Laundered money ‘may have been invested in football club’

FEARS that cash from money laundering may have been invested in Blackpool Football Club have emerged.

Concerns were raised in front of a High Court registrar in a preliminary hearing in a bitter legal wrangle between owners of the League Two club, the Oyston family, and its president, Latvian millionaire Valeri Belokon.

The Oystons’ legal team said it had been informed Latvia’s financial regulator, the Financial and Capital Markets Commission, recently fined Baltic International Bank, which Belokon owns, the equivalent of £780,000.

It was imposed for “repeated violations” of money laundering rules and “transactions that subjected the bank to a significant money laundering risk”, said Eric Shannon, representing the club owner, Owen Oyston, and his son Karl, the chairman, and their company Segesta.

VB Football Assets, also owned by Belokon’s, is pursuing a claim for “unfair prejudice” against the Oystons and accusing them of stripping the club of funds.
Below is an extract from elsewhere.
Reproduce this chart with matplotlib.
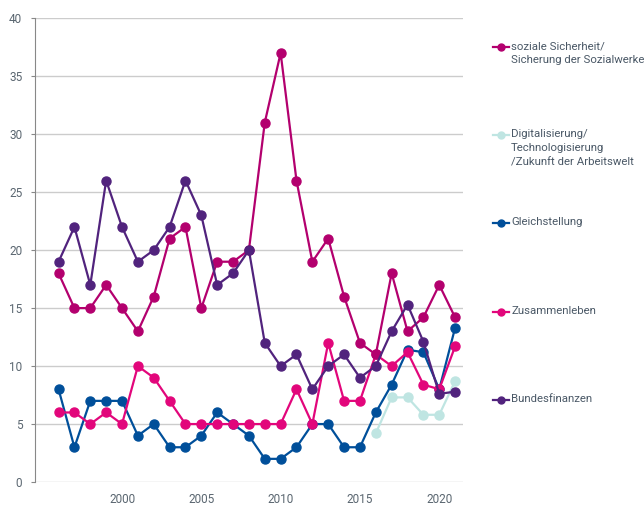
import matplotlib
matplotlib.use("Agg")
import matplotlib.pyplot as plt
from matplotlib.lines import Line2D

plt.rcParams["font.family"] = ["Roboto", "DejaVu Sans"]

years = list(range(1996, 2022))

soziale = [18, 15, 15, 17, 15, 13, 16, 21, 22, 15, 19, 19, 20, 31, 37, 26,
           19, 21, 16, 12, 11, 18, 13, 14.2, 17, 14.2]
digital_years = [2016, 2017, 2018, 2019, 2020, 2021]
digital = [4.2, 7.3, 7.3, 5.8, 5.8, 8.7]
gleich = [8, 3, 7, 7, 7, 4, 5, 3, 3, 4, 6, 5, 4, 2, 2, 3,
          5, 5, 3, 3, 6, 8.4, 11.4, 11.2, 8.0, 13.3]
zusammen = [6, 6, 5, 6, 5, 10, 9, 7, 5, 5, 5, 5, 5, 5, 5, 8,
            5, 12, 7, 7, 11, 10, 11.2, 8.4, 8.0, 11.7]
bundes = [19, 22, 17, 26, 22, 19, 20, 22, 26, 23, 17, 18, 20, 12, 10, 11,
          8, 10, 11, 9, 10, 13, 15.3, 12.1, 7.6, 7.8]

labels = [
    "soziale Sicherheit/\nSicherung der Sozialwerke",
    "Digitalisierung/\nTechnologisierung\n/Zukunft der Arbeitswelt",
    "Gleichstellung",
    "Zusammenleben",
    "Bundesfinanzen",
]
colors = ["#b3006e", "#bfe5e2", "#004f9a", "#e2067b", "#51237d"]

fig = plt.figure(figsize=(6.44, 5.2), dpi=100)
ax = fig.add_axes([0.054, 0.073, 0.665, 0.892])

kw = dict(lw=1.6, marker="o", markersize=6.5)
ax.plot(digital_years, digital, color=colors[1], **kw)
ax.plot(years, gleich, color=colors[2], **kw)
ax.plot(years, zusammen, color=colors[3], **kw)
ax.plot(years, soziale, color=colors[0], **kw)
ax.plot(years, bundes, color=colors[4], **kw)

ax.set_xlim(1994.5, 2021.5)
ax.set_ylim(0, 40)
ax.set_yticks(range(0, 41, 5))
ax.set_xticks([2000, 2005, 2010, 2015, 2020])
ax.yaxis.grid(True, color="#cccccc", lw=1)
ax.set_axisbelow(True)
for s in ["top", "right", "bottom"]:
    ax.spines[s].set_visible(False)
ax.spines["left"].set_color("#888888")
ax.tick_params(axis="y", length=3, color="#888888", labelsize=8.5, labelcolor="#5a6670", pad=6)
ax.tick_params(axis="x", length=0, labelsize=8.5, labelcolor="#5a6670", pad=8)

# legend drawn by hand to keep the uneven spacing
leg_y = [47, 135, 223, 312, 400]
for lab, c, y in zip(labels, colors, leg_y):
    fy = 1 - y / 520
    fig.add_artist(Line2D([493 / 644, 509 / 644], [fy, fy], color=c, lw=1.6,
                          transform=fig.transFigure))
    fig.add_artist(Line2D([501 / 644], [fy], color=c, marker="o", markersize=5,
                          transform=fig.transFigure))
    fig.text(511 / 644, fy + 6 / 520, lab, fontsize=8.2, color="#4a5866",
             va="top", ha="left", linespacing=1.55)

fig.savefig("out.png", dpi=100)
Shannon told registrar, Sally Barber at the case management hearing in London that an application to postpone the proceedings might have to be made to amend the Oystons’ defence as funds put into Blackpool by Belokon “one way or another were the proceeds of crime, or probably the proceeds of crime”.

The suggestion was refuted by Fraser Campbell for Belokon, who said: “They are making wild and extremely serious allegations which we have responded to in a detailed letter setting out precisely the source of the funds involved.”

Campbell said a stay was opposed because of the delay it would cause, adding: “We are very keen they should put up or shut up. We do not wish to have another month of having wild allegations thrown about before being brought before the court while the respondents sit on information.”

Refusing to order a stay, Barber told Shannon: “If you are going to take this anywhere you should get on and do it. There is an element of grand-standing.”

VB Football Assets paid £1.8m in 2006 for 20% of the club shares and then caused £2.7m of loans “on highly generous terms” to be advanced to Segesta and the Oystons.

It was anticipated the loans would in due course be converted into a further 30% of shares for the company after tax losses had been used by Segesta.

Belokon made available further substantial sums to buy players, on the understanding that both sides would enjoy an equal quasi-partnership.  Blackpool were subsequently promoted to the Championship and then, in 2010, to the Premier League.

Documents submitted to the court say: “Promotion to the Premier League produced unprecedented revenues for the company, particularly in respect of television rights.

“However, instead of investing those funds in, for example, a strengthened playing squad, or using them to pay dividends to shareholders, the respondents [Segester and the Oystons] caused enormous sums to be transferred to themselves and their associated companies.

“Perhaps the most egregious example was a payment to [83-year-old Owen Oyston’s] personal service company of £11m in the 2010-2011 financial year as ‘director’s emolument’.”

Segesta and the Oystons are fighting the claims and deny unfair prejudice.